# AIM
Leave out the pictures, and retype only the lines from the beginning of the material through the line that contains "pd.date_range('2012-09-15', periods=154, freq='5D')", including both.
┌──
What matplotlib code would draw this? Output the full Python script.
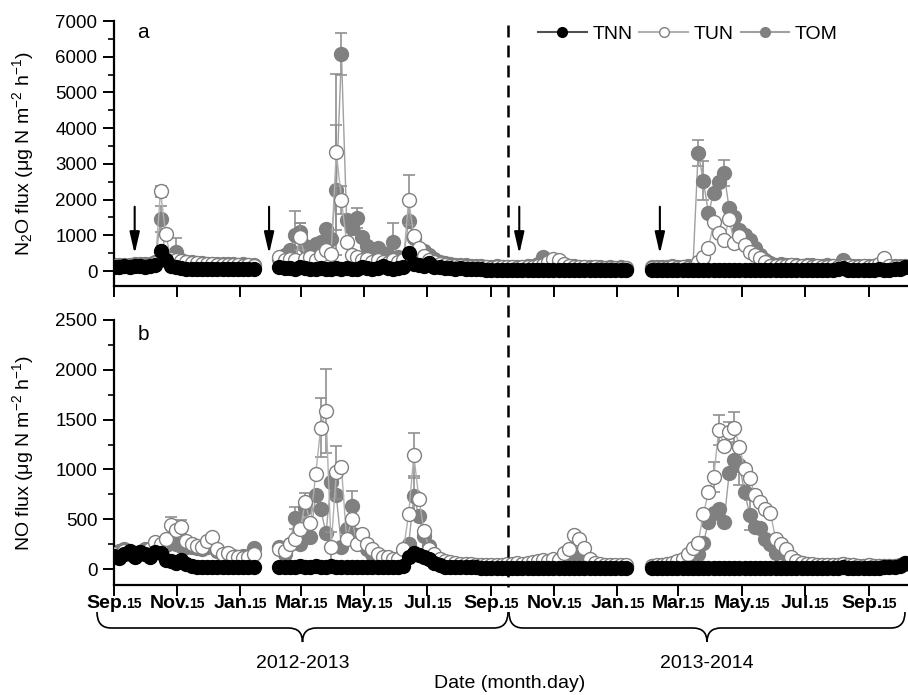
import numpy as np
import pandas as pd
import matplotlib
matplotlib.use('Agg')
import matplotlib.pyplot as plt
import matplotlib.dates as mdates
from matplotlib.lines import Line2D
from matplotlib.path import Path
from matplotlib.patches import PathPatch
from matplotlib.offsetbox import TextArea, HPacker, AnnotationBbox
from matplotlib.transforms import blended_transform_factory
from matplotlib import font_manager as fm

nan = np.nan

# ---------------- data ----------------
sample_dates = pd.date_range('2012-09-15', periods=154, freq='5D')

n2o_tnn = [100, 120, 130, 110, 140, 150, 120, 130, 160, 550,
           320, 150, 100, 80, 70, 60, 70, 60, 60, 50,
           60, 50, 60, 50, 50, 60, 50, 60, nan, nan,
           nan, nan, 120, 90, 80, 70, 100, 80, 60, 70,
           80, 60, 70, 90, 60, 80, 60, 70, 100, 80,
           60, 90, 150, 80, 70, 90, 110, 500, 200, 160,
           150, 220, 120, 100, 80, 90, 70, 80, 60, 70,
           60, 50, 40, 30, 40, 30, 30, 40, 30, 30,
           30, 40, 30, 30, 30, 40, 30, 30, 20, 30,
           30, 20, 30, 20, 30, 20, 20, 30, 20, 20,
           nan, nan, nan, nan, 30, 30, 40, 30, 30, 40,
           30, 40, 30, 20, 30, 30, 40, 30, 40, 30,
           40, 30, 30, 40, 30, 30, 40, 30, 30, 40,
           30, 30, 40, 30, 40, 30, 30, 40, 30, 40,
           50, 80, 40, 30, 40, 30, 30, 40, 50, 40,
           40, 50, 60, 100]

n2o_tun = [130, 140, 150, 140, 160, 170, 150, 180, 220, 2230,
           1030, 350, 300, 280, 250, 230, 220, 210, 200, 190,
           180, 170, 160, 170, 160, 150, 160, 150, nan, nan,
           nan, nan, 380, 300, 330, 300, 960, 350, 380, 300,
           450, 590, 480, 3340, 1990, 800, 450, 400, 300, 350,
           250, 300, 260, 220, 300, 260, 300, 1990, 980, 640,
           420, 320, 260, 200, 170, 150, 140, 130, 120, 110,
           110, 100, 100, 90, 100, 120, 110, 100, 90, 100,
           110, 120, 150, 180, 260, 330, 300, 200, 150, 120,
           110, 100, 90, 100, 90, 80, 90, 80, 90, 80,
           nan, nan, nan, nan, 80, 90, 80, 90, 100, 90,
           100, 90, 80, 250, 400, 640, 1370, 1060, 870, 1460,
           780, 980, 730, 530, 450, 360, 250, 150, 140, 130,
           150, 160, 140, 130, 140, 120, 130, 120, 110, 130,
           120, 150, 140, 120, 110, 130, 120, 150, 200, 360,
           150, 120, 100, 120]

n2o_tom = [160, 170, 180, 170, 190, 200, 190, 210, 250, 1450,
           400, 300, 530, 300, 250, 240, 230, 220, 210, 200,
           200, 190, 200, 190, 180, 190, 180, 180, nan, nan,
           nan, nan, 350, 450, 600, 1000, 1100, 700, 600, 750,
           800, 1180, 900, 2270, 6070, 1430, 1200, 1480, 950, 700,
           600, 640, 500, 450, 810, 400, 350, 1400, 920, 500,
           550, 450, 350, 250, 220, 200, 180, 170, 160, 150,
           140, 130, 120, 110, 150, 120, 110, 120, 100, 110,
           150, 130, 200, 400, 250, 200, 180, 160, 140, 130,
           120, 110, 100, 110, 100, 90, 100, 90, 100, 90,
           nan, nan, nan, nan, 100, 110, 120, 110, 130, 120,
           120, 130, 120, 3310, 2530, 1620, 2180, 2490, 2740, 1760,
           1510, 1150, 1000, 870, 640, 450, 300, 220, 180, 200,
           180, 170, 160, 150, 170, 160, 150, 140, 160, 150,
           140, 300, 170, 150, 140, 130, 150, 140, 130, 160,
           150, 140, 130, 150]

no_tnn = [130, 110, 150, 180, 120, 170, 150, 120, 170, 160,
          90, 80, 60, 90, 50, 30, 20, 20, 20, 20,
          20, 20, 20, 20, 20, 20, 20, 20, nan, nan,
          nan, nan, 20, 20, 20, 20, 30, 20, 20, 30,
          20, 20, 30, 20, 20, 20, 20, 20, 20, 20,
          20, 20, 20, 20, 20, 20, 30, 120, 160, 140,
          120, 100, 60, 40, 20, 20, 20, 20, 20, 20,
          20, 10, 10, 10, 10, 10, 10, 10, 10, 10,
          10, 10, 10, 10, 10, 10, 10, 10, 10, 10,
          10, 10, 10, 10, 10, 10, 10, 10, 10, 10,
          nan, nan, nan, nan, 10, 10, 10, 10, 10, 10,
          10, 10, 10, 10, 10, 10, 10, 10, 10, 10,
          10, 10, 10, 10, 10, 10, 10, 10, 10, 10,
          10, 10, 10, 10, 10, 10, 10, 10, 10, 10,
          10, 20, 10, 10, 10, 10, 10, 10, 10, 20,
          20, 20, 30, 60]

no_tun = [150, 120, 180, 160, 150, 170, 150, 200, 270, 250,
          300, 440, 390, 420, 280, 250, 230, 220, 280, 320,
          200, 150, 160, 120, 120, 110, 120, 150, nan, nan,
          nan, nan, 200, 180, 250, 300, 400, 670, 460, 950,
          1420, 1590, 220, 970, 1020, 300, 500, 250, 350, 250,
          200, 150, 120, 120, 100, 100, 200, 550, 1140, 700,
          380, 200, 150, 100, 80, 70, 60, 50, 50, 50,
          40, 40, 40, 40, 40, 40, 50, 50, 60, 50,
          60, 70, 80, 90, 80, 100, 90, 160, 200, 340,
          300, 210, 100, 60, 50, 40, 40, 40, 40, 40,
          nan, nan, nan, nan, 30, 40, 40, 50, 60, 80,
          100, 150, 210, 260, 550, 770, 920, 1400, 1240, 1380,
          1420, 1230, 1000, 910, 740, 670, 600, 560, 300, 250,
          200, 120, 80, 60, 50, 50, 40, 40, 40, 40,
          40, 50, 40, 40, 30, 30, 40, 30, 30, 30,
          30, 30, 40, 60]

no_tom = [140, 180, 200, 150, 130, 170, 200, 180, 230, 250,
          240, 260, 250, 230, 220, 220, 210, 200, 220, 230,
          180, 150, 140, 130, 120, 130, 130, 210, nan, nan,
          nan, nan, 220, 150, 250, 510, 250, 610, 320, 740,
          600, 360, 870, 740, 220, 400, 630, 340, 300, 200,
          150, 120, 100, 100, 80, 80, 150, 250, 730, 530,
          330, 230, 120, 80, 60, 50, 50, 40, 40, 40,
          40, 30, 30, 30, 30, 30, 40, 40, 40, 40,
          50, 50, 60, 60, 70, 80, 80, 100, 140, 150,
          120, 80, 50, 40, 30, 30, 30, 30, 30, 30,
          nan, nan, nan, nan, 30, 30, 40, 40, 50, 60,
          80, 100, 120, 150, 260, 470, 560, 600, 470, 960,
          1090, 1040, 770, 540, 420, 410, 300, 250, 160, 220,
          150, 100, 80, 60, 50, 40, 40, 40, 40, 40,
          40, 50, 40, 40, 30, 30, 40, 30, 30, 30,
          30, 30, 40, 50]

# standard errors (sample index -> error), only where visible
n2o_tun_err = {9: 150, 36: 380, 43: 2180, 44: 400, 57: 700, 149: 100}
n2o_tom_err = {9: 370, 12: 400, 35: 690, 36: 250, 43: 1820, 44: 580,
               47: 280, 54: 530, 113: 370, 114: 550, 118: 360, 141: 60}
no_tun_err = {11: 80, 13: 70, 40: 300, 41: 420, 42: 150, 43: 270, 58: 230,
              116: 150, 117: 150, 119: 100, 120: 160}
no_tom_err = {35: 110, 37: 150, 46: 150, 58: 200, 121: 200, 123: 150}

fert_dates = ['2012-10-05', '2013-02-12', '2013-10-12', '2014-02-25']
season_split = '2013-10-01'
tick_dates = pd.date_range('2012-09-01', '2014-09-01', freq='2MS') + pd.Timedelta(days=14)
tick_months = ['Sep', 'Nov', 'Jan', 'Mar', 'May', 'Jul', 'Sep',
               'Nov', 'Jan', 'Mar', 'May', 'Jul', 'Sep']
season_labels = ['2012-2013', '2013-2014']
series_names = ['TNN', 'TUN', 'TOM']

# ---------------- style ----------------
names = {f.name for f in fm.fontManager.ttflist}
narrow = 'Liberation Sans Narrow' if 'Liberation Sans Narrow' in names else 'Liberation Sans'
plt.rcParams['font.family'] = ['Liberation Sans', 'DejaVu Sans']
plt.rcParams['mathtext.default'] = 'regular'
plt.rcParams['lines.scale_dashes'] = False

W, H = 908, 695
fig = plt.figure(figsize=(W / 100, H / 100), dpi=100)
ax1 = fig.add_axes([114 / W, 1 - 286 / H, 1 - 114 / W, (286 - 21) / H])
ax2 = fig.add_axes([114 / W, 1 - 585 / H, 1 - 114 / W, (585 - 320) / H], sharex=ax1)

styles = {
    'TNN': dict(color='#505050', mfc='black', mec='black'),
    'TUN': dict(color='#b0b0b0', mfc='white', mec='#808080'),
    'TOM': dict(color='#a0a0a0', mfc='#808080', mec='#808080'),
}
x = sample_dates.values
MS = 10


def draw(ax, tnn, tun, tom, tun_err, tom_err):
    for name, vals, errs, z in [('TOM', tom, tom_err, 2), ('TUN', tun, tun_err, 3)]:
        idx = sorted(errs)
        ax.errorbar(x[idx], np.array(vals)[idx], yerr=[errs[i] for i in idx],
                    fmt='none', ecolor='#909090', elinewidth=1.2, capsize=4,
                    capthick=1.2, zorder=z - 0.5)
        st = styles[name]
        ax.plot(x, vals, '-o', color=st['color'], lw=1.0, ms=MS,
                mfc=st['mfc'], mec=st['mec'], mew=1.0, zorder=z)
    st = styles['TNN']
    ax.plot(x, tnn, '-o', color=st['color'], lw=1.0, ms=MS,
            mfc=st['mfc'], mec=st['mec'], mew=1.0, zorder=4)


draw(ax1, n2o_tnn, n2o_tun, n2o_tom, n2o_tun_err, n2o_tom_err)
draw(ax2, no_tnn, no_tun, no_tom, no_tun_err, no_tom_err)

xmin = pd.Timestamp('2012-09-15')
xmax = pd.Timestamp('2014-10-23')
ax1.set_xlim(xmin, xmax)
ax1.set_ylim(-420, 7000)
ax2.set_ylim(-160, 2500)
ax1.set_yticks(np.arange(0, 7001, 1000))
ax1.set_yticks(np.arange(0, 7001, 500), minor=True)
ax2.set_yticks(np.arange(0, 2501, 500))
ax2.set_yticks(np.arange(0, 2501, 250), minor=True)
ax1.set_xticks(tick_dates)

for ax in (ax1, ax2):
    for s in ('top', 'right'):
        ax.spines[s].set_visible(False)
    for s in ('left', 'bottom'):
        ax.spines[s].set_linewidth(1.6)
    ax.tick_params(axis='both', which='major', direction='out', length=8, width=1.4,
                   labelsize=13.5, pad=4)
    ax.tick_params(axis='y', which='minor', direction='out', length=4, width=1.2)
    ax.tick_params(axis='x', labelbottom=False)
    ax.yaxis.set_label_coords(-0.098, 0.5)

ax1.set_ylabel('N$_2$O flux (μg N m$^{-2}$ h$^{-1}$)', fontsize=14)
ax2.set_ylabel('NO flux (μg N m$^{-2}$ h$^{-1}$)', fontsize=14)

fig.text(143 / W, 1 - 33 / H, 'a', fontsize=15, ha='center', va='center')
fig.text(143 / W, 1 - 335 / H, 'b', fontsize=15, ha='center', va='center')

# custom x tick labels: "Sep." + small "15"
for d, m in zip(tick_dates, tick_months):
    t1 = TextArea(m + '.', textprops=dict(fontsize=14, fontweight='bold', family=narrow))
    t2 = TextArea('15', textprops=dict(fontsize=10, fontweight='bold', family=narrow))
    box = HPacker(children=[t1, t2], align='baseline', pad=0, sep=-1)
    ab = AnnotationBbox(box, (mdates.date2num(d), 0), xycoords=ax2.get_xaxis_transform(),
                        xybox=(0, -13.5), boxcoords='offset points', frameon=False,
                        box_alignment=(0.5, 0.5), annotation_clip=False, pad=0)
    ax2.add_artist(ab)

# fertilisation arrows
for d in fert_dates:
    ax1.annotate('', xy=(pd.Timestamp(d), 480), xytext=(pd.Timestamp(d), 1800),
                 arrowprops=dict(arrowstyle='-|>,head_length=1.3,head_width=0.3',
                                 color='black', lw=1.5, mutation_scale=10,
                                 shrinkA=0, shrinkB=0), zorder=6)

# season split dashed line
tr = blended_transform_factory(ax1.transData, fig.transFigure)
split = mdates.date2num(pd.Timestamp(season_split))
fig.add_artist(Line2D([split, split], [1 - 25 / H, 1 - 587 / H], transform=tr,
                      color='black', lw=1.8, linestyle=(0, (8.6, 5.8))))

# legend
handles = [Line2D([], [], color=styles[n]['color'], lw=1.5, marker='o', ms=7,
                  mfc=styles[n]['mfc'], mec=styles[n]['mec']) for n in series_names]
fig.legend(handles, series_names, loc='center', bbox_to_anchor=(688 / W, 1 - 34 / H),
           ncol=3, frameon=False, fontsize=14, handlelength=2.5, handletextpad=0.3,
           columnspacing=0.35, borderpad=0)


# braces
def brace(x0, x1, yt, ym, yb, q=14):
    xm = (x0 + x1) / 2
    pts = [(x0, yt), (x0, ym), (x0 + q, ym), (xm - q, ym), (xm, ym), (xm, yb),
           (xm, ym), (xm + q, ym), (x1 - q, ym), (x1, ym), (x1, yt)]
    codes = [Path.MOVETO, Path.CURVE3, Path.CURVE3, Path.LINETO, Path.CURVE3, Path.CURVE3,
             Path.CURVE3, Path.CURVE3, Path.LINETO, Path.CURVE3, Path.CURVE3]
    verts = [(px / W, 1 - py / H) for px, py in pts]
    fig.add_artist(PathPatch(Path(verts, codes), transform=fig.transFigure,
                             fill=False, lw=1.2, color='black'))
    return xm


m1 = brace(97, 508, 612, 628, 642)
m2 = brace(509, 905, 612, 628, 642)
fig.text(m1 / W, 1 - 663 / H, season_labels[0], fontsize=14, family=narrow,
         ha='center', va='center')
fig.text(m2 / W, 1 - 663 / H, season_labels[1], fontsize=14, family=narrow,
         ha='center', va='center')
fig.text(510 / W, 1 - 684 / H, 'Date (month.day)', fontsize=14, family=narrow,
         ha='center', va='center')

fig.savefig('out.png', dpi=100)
└──
# WRITTEN REPLY
What matplotlib code would draw this? Output the full Python script.
import numpy as np
import pandas as pd
import matplotlib
matplotlib.use('Agg')
import matplotlib.pyplot as plt
import matplotlib.dates as mdates
from matplotlib.lines import Line2D
from matplotlib.path import Path
from matplotlib.patches import PathPatch
from matplotlib.offsetbox import TextArea, HPacker, AnnotationBbox
from matplotlib.transforms import blended_transform_factory
from matplotlib import font_manager as fm

nan = np.nan

# ---------------- data ----------------
sample_dates = pd.date_range('2012-09-15', periods=154, freq='5D')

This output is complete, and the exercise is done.